(Data segment):
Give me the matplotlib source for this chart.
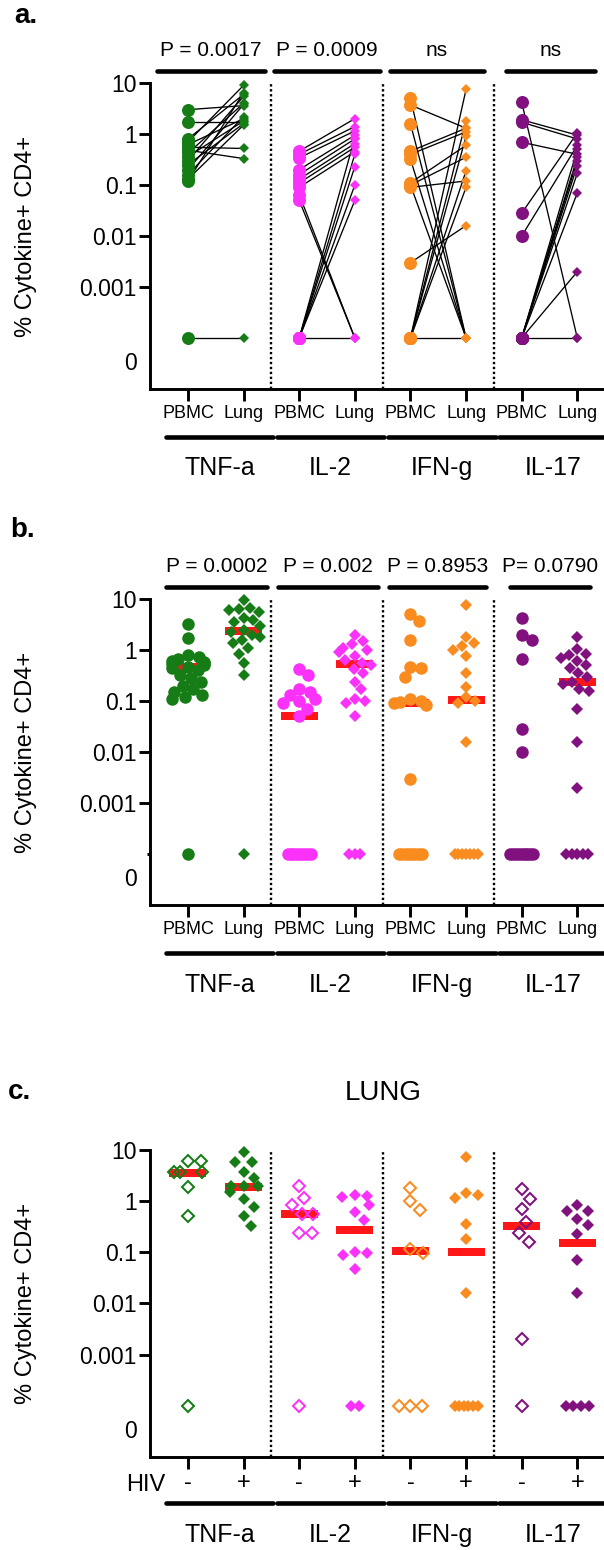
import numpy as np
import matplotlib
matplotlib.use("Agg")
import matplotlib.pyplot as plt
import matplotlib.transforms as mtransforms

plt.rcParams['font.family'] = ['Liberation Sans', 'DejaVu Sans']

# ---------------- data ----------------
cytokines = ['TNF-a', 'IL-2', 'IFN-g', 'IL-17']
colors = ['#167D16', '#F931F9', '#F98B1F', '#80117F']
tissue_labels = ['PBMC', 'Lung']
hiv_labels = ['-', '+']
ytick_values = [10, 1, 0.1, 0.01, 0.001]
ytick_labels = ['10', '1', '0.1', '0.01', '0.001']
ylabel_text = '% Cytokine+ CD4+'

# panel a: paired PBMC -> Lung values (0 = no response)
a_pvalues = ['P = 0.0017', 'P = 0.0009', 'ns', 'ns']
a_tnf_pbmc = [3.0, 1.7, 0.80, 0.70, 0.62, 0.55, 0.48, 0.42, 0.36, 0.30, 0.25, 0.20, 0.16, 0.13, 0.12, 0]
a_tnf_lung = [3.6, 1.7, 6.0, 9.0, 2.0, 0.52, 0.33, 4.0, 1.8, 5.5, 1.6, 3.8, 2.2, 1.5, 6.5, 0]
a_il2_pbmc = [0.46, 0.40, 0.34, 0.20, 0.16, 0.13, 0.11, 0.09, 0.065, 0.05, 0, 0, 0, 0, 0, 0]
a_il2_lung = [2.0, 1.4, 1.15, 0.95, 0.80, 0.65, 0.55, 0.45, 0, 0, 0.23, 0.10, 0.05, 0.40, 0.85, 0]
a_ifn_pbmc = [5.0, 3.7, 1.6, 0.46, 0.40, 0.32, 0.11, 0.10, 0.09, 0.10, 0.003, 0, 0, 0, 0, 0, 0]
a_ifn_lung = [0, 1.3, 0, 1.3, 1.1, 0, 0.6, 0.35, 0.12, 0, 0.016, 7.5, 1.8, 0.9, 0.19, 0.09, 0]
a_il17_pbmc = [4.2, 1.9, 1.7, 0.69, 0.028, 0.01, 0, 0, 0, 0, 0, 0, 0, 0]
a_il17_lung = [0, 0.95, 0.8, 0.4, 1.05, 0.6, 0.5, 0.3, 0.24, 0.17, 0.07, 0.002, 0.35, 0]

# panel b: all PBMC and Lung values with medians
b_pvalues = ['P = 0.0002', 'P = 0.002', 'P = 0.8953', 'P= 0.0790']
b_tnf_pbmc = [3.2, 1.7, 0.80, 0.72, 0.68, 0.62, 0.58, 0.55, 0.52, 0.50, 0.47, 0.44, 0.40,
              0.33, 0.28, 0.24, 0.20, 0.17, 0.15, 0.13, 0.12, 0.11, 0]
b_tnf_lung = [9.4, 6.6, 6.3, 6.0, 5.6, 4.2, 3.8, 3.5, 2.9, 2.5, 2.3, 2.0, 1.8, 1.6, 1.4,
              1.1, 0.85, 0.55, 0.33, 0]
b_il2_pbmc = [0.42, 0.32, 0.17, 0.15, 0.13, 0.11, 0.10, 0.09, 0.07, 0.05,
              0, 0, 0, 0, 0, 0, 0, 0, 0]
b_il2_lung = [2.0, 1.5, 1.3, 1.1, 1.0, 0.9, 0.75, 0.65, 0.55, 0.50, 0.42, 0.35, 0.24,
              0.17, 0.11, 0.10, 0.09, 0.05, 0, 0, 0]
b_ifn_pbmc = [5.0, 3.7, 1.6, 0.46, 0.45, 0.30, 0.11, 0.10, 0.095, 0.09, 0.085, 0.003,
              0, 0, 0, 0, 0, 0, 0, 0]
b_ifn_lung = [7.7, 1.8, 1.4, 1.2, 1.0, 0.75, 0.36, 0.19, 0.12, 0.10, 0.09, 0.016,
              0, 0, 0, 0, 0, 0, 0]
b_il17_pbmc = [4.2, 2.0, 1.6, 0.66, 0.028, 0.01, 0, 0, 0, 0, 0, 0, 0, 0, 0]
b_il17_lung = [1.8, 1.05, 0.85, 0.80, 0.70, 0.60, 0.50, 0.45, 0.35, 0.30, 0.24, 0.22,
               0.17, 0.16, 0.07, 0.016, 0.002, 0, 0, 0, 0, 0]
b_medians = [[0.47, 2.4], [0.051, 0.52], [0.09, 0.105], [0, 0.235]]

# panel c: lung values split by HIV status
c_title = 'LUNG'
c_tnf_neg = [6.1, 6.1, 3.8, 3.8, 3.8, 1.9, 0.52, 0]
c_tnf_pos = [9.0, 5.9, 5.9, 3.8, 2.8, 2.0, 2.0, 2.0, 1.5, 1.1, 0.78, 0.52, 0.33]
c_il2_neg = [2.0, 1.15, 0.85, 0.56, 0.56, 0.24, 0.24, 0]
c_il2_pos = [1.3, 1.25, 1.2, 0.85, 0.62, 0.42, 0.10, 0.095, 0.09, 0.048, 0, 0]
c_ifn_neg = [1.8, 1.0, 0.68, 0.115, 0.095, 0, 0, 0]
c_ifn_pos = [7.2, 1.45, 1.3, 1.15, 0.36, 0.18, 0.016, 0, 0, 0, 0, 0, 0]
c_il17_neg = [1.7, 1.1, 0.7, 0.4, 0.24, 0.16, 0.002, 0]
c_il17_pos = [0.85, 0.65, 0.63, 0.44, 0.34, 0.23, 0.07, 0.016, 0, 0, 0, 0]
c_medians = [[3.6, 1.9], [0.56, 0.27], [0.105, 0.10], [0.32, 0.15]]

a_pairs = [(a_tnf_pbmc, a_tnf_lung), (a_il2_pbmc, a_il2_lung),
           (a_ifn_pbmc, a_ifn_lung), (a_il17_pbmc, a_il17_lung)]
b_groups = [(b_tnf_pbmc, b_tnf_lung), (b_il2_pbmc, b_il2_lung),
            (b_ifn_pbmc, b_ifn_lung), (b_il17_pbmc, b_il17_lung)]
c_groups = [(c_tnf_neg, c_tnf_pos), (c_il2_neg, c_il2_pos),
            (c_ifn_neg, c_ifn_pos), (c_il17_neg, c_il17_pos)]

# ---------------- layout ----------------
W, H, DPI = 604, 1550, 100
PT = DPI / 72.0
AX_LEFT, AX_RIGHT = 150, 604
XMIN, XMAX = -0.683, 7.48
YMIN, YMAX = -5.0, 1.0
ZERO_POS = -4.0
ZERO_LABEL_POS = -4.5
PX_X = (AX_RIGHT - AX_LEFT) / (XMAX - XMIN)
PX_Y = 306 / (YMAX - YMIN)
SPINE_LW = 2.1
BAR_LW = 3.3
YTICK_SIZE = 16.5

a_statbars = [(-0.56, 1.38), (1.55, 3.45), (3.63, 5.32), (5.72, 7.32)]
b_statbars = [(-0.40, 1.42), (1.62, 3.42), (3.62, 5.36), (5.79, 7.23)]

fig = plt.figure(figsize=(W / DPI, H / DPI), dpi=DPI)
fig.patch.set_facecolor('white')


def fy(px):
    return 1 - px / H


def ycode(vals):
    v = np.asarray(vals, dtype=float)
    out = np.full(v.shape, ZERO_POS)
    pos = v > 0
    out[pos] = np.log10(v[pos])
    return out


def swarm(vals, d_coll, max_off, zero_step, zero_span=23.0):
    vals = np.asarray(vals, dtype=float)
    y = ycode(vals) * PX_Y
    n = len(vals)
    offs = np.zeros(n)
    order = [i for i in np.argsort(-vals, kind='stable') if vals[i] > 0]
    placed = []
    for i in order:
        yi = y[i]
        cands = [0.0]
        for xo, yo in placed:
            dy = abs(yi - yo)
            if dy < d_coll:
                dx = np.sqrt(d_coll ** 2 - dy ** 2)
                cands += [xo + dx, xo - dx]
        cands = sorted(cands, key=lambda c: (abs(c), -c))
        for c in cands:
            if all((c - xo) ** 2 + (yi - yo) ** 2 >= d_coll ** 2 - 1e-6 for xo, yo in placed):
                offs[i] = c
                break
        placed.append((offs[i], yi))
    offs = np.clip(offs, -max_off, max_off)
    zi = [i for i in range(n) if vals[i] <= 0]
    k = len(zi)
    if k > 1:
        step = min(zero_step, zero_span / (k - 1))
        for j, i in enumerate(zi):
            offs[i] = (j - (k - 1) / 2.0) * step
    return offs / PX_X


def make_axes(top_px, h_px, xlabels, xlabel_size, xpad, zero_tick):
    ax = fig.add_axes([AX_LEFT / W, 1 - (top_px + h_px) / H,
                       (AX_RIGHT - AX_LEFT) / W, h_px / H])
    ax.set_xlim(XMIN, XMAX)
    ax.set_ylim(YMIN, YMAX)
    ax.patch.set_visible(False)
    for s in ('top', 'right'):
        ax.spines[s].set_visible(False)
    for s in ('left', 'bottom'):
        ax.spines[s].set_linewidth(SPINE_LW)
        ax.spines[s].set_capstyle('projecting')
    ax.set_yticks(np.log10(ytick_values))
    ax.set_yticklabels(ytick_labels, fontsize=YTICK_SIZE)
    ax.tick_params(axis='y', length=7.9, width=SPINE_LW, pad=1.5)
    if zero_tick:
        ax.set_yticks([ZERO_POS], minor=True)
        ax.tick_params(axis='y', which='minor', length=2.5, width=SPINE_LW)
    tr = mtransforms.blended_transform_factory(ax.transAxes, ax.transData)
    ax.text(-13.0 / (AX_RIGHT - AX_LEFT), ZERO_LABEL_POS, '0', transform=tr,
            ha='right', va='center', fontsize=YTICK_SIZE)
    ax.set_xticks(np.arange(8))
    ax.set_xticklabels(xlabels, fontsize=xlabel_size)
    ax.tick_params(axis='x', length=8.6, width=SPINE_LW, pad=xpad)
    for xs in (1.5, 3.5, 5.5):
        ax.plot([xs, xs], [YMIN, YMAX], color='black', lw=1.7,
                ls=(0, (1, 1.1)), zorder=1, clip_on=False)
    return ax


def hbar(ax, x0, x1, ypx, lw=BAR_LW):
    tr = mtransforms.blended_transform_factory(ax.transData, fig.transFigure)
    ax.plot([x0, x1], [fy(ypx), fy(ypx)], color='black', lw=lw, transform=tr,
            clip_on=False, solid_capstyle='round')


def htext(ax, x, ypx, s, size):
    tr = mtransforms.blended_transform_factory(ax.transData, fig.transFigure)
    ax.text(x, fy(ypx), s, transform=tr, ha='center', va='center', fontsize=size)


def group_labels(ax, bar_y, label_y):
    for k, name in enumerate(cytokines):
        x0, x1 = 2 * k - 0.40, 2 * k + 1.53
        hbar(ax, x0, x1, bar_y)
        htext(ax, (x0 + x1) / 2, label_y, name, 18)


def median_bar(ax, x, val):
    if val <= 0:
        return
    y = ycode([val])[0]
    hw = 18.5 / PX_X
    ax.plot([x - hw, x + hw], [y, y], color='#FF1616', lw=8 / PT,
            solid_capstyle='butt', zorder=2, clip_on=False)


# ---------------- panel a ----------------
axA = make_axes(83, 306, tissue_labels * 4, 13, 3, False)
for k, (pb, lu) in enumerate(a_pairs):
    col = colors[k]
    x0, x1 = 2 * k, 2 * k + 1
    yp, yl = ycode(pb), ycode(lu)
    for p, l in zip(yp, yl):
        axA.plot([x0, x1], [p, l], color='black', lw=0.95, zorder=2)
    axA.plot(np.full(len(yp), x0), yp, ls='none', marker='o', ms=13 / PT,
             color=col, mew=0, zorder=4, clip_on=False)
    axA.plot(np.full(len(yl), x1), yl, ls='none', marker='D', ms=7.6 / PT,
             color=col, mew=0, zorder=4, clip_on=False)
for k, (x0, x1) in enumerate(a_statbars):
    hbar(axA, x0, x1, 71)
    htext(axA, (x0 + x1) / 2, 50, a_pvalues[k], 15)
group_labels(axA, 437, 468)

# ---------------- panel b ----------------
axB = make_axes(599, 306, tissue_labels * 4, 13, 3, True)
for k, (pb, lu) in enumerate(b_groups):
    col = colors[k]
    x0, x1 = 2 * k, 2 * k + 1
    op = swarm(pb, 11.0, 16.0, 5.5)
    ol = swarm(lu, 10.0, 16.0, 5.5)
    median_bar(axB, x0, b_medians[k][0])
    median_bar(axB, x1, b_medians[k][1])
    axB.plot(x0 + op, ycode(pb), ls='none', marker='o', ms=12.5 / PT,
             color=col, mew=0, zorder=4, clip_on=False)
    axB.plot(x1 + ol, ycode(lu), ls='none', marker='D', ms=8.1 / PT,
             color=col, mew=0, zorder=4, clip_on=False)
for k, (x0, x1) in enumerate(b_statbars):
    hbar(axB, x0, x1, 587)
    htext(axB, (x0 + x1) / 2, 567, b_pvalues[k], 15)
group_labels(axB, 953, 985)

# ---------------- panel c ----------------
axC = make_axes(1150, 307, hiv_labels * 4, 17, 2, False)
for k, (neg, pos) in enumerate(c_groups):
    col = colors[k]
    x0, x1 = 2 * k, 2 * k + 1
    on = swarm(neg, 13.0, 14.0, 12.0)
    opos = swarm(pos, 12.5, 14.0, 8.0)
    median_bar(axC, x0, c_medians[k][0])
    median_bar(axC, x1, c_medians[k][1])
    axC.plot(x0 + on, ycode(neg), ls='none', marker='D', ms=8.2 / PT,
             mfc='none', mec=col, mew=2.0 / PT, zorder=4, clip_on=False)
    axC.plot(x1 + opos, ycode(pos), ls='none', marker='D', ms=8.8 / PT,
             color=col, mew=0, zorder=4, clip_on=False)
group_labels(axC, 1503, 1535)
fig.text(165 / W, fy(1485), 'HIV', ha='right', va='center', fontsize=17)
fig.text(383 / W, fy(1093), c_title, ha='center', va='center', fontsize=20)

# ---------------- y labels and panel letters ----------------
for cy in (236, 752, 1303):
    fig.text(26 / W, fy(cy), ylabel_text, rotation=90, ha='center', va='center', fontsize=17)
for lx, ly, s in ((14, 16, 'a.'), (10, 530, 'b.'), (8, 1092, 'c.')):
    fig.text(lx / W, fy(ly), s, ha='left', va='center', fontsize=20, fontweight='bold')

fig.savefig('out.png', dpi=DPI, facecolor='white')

(Stated task):
Without any pictures, reproduce the lines from the first one in the material through the line that has "ylabel_text = '% Cytokine+ CD4+'", exactly as they appear.

(Completed task):
Give me the matplotlib source for this chart.
import numpy as np
import matplotlib
matplotlib.use("Agg")
import matplotlib.pyplot as plt
import matplotlib.transforms as mtransforms

plt.rcParams['font.family'] = ['Liberation Sans', 'DejaVu Sans']

# ---------------- data ----------------
cytokines = ['TNF-a', 'IL-2', 'IFN-g', 'IL-17']
colors = ['#167D16', '#F931F9', '#F98B1F', '#80117F']
tissue_labels = ['PBMC', 'Lung']
hiv_labels = ['-', '+']
ytick_values = [10, 1, 0.1, 0.01, 0.001]
ytick_labels = ['10', '1', '0.1', '0.01', '0.001']
ylabel_text = '% Cytokine+ CD4+'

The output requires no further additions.